I guess that’s why people like this play – because it is about all of us. It’s about getting out of bed every day and doing shit that you don’t want to do, because people expect things from you and you’re standing there staring at a table with no bread on it. You gotta do what you gotta do. You can’t just pack it all in and be a playwright. right?
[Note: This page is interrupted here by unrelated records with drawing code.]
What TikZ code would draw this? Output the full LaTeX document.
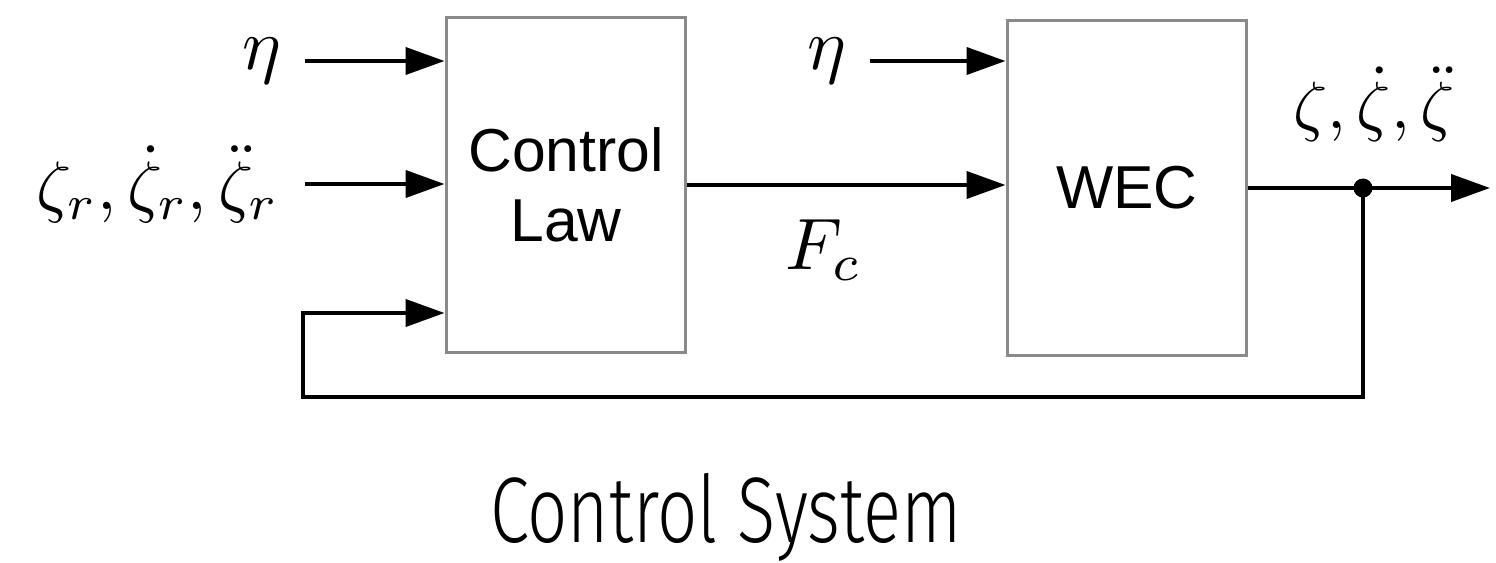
\RequirePackage{fix-cm}
\documentclass[tikz,border=0pt]{standalone}
\usepackage{fontspec}
\setmainfont{Liberation Sans}
\newfontfamily\titlefont{Fira Sans Light}
\usepackage{graphicx}
\usetikzlibrary{positioning,arrows.meta}
\newcommand{\mlab}[2][4.15]{\scalebox{#1}{$#2$}}

\begin{document}
\begin{tikzpicture}[x=0.02cm,y=-0.02cm]
            \definecolor{boxgray}{RGB}{138,138,138}
            \tikzstyle{block} = [rectangle, draw=boxgray, line width=0.06cm,
            minimum width=4.8cm,
            minimum height=6.72cm,
            align=center,
            font=\fontsize{34.5}{40.2}\selectfont]
            \tikzstyle{arrow} = [line width=0.08cm,-{Triangle[length=0.78cm,width=0.54cm]}]
            \tikzstyle{mathlab} = [inner sep=0pt]
            \useasboundingbox (0,0) rectangle (1496,563);

            \node (law)[block] at (566,185) {Control\\Law};
            \node (wec)[block] at (1127,188) {WEC};

            \coordinate (eta1in) at (305,61);
            \coordinate (refin) at (305,184);
            \coordinate (eta2in) at (870,61);
            \coordinate (fbleft) at (303,397);
            \coordinate (fbin) at (303,313);
            \coordinate (out) at (1490,188);
            \node (dot)[circle, fill, inner sep=0pt, minimum size=0.38cm] at (1363,188) {};

            \node (eta1)[mathlab, left=0.46cm of eta1in] {\mlab{\eta}};
            \node (ref)[mathlab, left=0.52cm of refin] {\mlab[3.9]{\zeta_r, \dot{\zeta}_r, \ddot{\zeta}_r}};
            \node (eta2)[mathlab, left=0.46cm of eta2in] {\mlab{\eta}};
            \node (state)[mathlab, above=0.72cm of dot, xshift=0.22cm] {\mlab[3.8]{\zeta, \dot{\zeta}, \ddot{\zeta}}};

            \draw [arrow] (eta1in) -- (eta1in -| law.west);
            \draw [arrow] (refin) -- (refin -| law.west);
            \draw [arrow] (eta2in) -- (eta2in -| wec.west);
            \draw [arrow] (law.east) -- node[mathlab, pos=0.43, below=0.66cm] {\mlab{F_c}} (law.east -| wec.west);
            \draw [arrow] (wec.east) -- (out);
            \draw [arrow] (dot.center) |- (fbleft) -- (fbin) -- (fbin -| law.west);

            \node (title)[inner sep=0pt, anchor=base] at (726,542) {\titlefont\fontsize{53}{60}\selectfont\resizebox{9.44cm}{\height}{Control System}};
        \end{tikzpicture}
\end{document}
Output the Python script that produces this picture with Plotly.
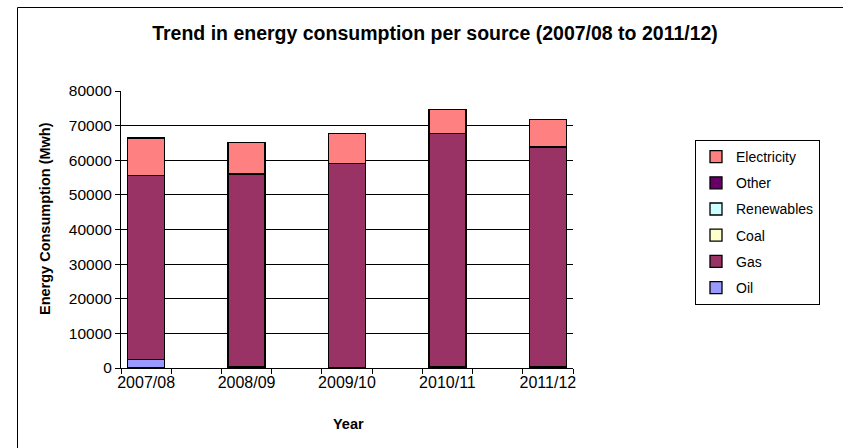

Okay, back to work. Reports to be written. Somebody eat a snowflake for me.

6 comments:

Anonymous said...

that's it. i'm writing an entry that recalls the part where the show was 80 trillion pages long and then we fought for several months over email about how to cut it down to an hour. it should probably include the part on how i went to Montreal for a vacation and ended up directing a play.

Anonymous said...

Who is this Andrew Zadel and when do I get to meet him?

Anonymous said...

ZOMG I luv andrew zadel hes soooo cuteLOL!!!1

-a 14 year old girl.

Unknown said...

Well said Mr. Zadel. Alexandria was a dark, uncomfortably sombre place...

Anonymous said...

this blog entry is so fine, i kinda don't want to the see the play for fear of liking the blog better.